[Recorded data]
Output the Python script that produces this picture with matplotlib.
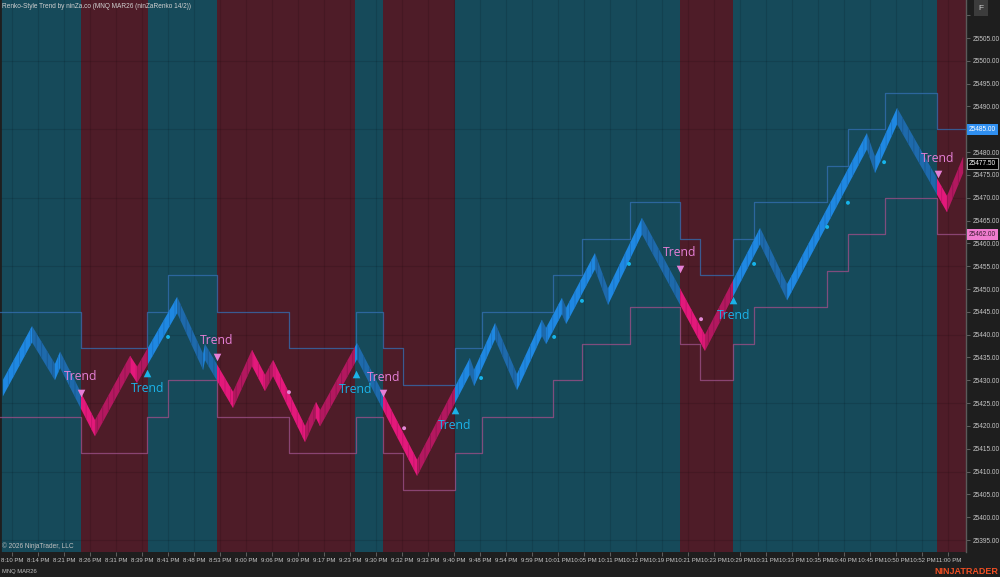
import matplotlib
matplotlib.use("Agg")
import matplotlib.pyplot as plt
from matplotlib.patches import Rectangle
import matplotlib.transforms as mtransforms

plt.rcParams['font.family'] = ['Liberation Sans', 'DejaVu Sans']
plt.rcParams['hatch.linewidth'] = 0.6

# x axis: one time label per slot
time_labels = ["8:10 PM", "8:14 PM", "8:21 PM", "8:26 PM", "8:31 PM", "8:39 PM", "8:41 PM",
               "8:48 PM", "8:53 PM", "9:00 PM", "9:06 PM", "9:09 PM", "9:17 PM", "9:23 PM",
               "9:30 PM", "9:32 PM", "9:33 PM", "9:40 PM", "9:48 PM", "9:54 PM", "9:59 PM",
               "10:01 PM", "10:05 PM", "10:11 PM", "10:12 PM", "10:19 PM", "10:21 PM",
               "10:23 PM", "10:29 PM", "10:31 PM", "10:33 PM", "10:35 PM", "10:40 PM",
               "10:45 PM", "10:50 PM", "10:52 PM", "11:00 PM"]
x_first, x_last = -0.473, 36.68

# renko path, pivots (slot position, mid price of the brick band)
pivot_x = [-0.36, 0.76, 1.64, 1.84, 3.18, 4.53, 4.80, 6.34, 7.34, 7.41, 8.49, 9.22, 9.72,
           10.03, 11.26, 11.68, 11.84, 13.26, 15.57, 17.60, 17.76, 18.57, 19.41, 20.37,
           20.53, 21.14, 21.30, 22.41, 22.91, 24.22, 26.64, 28.76, 29.80, 32.87, 33.18,
           34.03, 35.95, 36.57]
pivot_p = [25428.3, 25440.1, 25431.8, 25434.5, 25419.5, 25433.6, 25431.2, 25446.5, 25434.0,
           25436.2, 25425.7, 25434.9, 25429.4, 25432.7, 25418.2, 25423.5, 25421.7, 25436.4,
           25410.8, 25433.1, 25430.5, 25440.8, 25429.6, 25441.5, 25439.7, 25446.3, 25444.1,
           25456.1, 25448.3, 25463.8, 25438.2, 25461.6, 25449.3, 25482.4, 25477.2, 25487.9,
           25468.6, 25477.2]
brick = 3.6
last_price = 25477.50

# trend regions (start slot, direction)
trend_start = [-0.473, 2.64, 5.22, 7.87, 13.18, 14.26, 17.03, 25.68, 27.72, 35.57]
trend_dir = [1, -1, 1, -1, 1, -1, 1, -1, 1, -1]

# channel step lines
step_x = [-0.473, 2.64, 5.18, 5.99, 7.87, 10.64, 13.22, 14.26, 15.03, 17.03, 18.07, 20.80,
          21.91, 23.76, 25.68, 26.45, 27.72, 28.53, 31.34, 32.14, 33.57, 35.57]
upper = [25445, 25437, 25445, 25453, 25445, 25437, 25445, 25437, 25429, 25437, 25445, 25453,
         25461, 25469, 25461, 25453, 25461, 25469, 25477, 25485, 25493, 25485]
lower = [25422, 25414, 25422, 25430, 25422, 25414, 25422, 25414, 25406, 25414, 25422, 25430,
         25438, 25446, 25438, 25430, 25438, 25446, 25454, 25462, 25470, 25462]

# small dots
dot_x = [5.99, 10.64, 15.07, 18.03, 20.84, 21.91, 23.72, 26.49, 28.53, 31.34, 32.14, 33.53]
dot_p = [25439.5, 25427.4, 25419.5, 25430.5, 25439.5, 25447.4, 25455.5, 25443.4, 25455.5,
         25463.6, 25468.9, 25477.8]
dot_dir = [1, -1, -1, 1, 1, 1, 1, -1, 1, 1, 1, 1]

# trend signals
sig_x = [2.64, 5.19, 7.86, 13.22, 14.27, 17.03, 25.68, 27.73, 35.59]
sig_p = [25427.3, 25431.5, 25435.2, 25431.3, 25427.2, 25423.5, 25454.4, 25447.6, 25475.2]
sig_dir = [-1, 1, -1, 1, -1, 1, -1, 1, -1]

y_ticks = list(range(25395, 25515, 5))
grid_y = list(range(25395, 25510, 15))

# colours
bg_up, bg_dn = '#164a5a', '#4e1c28'
band_cols = {(1, 1): '#1f88e2', (1, -1): '#1e6aac', (-1, -1): '#e3197b', (-1, 1): '#b3185f'}
streak_cols = {(1, 1): '#1a72c0', (1, -1): '#19588f', (-1, -1): '#c2136a', (-1, 1): '#921450'}
sig_cols = {1: '#1cb2e8', -1: '#e57fd6'}
dot_cols = {1: '#16b4ea', -1: '#e48ad8'}

fig = plt.figure(figsize=(10, 5.77), dpi=100, facecolor='#1e1e1e')
ax = fig.add_axes([0, 25 / 577, 0.966, 552 / 577])
ax.set_facecolor(bg_up)
ax.set_xlim(x_first, x_last)
ax.set_ylim(25392.38, 25513.33)

# background trend spans
spans = []
for i, s in enumerate(trend_start):
    e = trend_start[i + 1] if i + 1 < len(trend_start) else x_last
    spans.append((s, e, trend_dir[i]))
    ax.axvspan(s, e, color=bg_up if trend_dir[i] == 1 else bg_dn, lw=0, zorder=0)

for k in range(len(time_labels)):
    ax.axvline(k, color='black', alpha=0.11, lw=0.8, zorder=1)
for v in grid_y:
    ax.axhline(v, color='black', alpha=0.11, lw=0.8, zorder=1)
ax.axvline(x_first, color='#1e1e1e', lw=2, zorder=1)

# channel lines
ax.step(step_x + [x_last], upper + [upper[-1]], where='post', color='#3470b5', lw=0.9,
        alpha=0.75, zorder=2)
ax.step(step_x + [x_last], lower + [lower[-1]], where='post', color='#9a4f86', lw=0.9,
        alpha=0.8, zorder=2)

# renko brick band
ylo, yhi = ax.get_ylim()
for i in range(len(pivot_x) - 1):
    x0, x1 = pivot_x[i], pivot_x[i + 1]
    p0, p1 = pivot_p[i], pivot_p[i + 1]
    leg = 1 if p1 > p0 else -1
    for s, e, d in spans:
        if e <= x0 or s >= x1:
            continue
        poly = ax.fill_between([x0, x1], [p0 - brick / 2, p1 - brick / 2],
                               [p0 + brick / 2, p1 + brick / 2],
                               facecolor=band_cols[(d, leg)], edgecolor=streak_cols[(d, leg)],
                               hatch='|||', lw=0, zorder=3)
        clip = Rectangle((s, ylo), e - s, yhi - ylo, transform=ax.transData)
        poly.set_clip_path(clip)

# dots
ax.scatter(dot_x, dot_p, s=8, c=[dot_cols[d] for d in dot_dir], lw=0, zorder=4)

# signals
for x, p, d in zip(sig_x, sig_p, sig_dir):
    ax.scatter([x], [p], marker='^' if d == 1 else 'v', s=30, color=sig_cols[d], lw=0, zorder=5)
    ax.annotate('Trend', (x, p), xytext=(0, -11 if d == 1 else 11.5), textcoords='offset points',
                ha='center', va='center', fontsize=8.8, color=sig_cols[d],
                family=['Open Sans', 'DejaVu Sans'], zorder=6)

# axes styling
for side in ['top', 'bottom', 'left']:
    ax.spines[side].set_visible(False)
ax.spines['right'].set_color('#5a5a5a')
ax.spines['right'].set_linewidth(1)
ax.yaxis.tick_right()
ax.set_yticks(y_ticks)
# labels hidden where the scale markers sit on top of them
ax.set_yticklabels(["" if v in (upper[-1], 25510) else f"{v:.2f}" for v in y_ticks])
ax.set_xticks(range(len(time_labels)))
ax.set_xticklabels(time_labels)
ax.tick_params(axis='both', colors='#c8c8c8', length=3, width=0.6, pad=1.5)
ax.tick_params(axis='y', labelsize=4.7)
ax.tick_params(axis='x', labelsize=4.3)
ax.tick_params(axis='both', color='#6a6a6a')

# price markers on the right scale
trans = mtransforms.blended_transform_factory(ax.transAxes, ax.transData)
ax.text(1.003, upper[-1], f"{upper[-1]:.2f}", transform=trans, fontsize=4.7, color='white',
        va='center', ha='left', zorder=10, clip_on=False,
        bbox=dict(boxstyle='square,pad=0.3', fc='#2f8ff0', ec='none'))
ax.text(1.003, last_price, f"{last_price:.2f}", transform=trans, fontsize=4.7, color='white',
        va='center', ha='left', zorder=10, clip_on=False,
        bbox=dict(boxstyle='square,pad=0.3', fc='black', ec='#bbbbbb', lw=0.6))
ax.text(1.003, lower[-1], f"{lower[-1]:.2f}", transform=trans, fontsize=4.7, color='#3a1a30',
        va='center', ha='left', zorder=10, clip_on=False,
        bbox=dict(boxstyle='square,pad=0.3', fc='#f07ccf', ec='none'))

# text around the chart
fig.text(0.002, 1 - 6 / 577, "Renko-Style Trend by ninZa.co (MNQ MAR26 (ninZaRenko 14/2))",
         fontsize=4.7, color='#d0d0d0', va='center', ha='left')
fig.text(0.002, 1 - 546 / 577, "\u00a9 2026 NinjaTrader, LLC", fontsize=4.7, color='#c0c0c0',
         va='center', ha='left')
fig.text(0.002, 1 - 571 / 577, "MNQ MAR26", fontsize=4.2, color='#c0c0c0', va='center', ha='left')
fig.text(0.998, 1 - 571 / 577, "NINJATRADER", fontsize=6.5, fontweight='bold', color='#f04e23',
         va='center', ha='right')
fig.text(0.981, 1 - 8 / 577, "F", fontsize=6, color='#d0d0d0', va='center', ha='center',
         bbox=dict(boxstyle='square,pad=0.5', fc='#3c3c3c', ec='none'))

fig.savefig("out.png", dpi=100, facecolor=fig.get_facecolor())
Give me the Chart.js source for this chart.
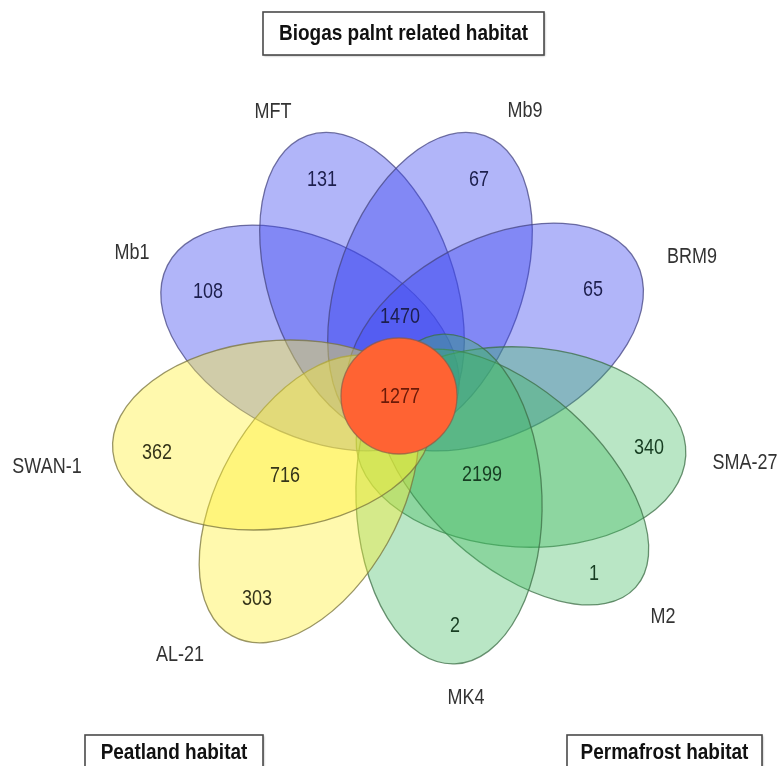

• [STATED GOAL]
Leave out any pictures, please, and quote only the lines from the top of the data through the line that contains "plt.rcParams['hatch.linewidth'] = 0.6".

• [WRITTEN RESPONSE]
Output the Python script that produces this picture with matplotlib.
import matplotlib
matplotlib.use("Agg")
import matplotlib.pyplot as plt
from matplotlib.patches import Rectangle
import matplotlib.transforms as mtransforms

plt.rcParams['font.family'] = ['Liberation Sans', 'DejaVu Sans']
plt.rcParams['hatch.linewidth'] = 0.6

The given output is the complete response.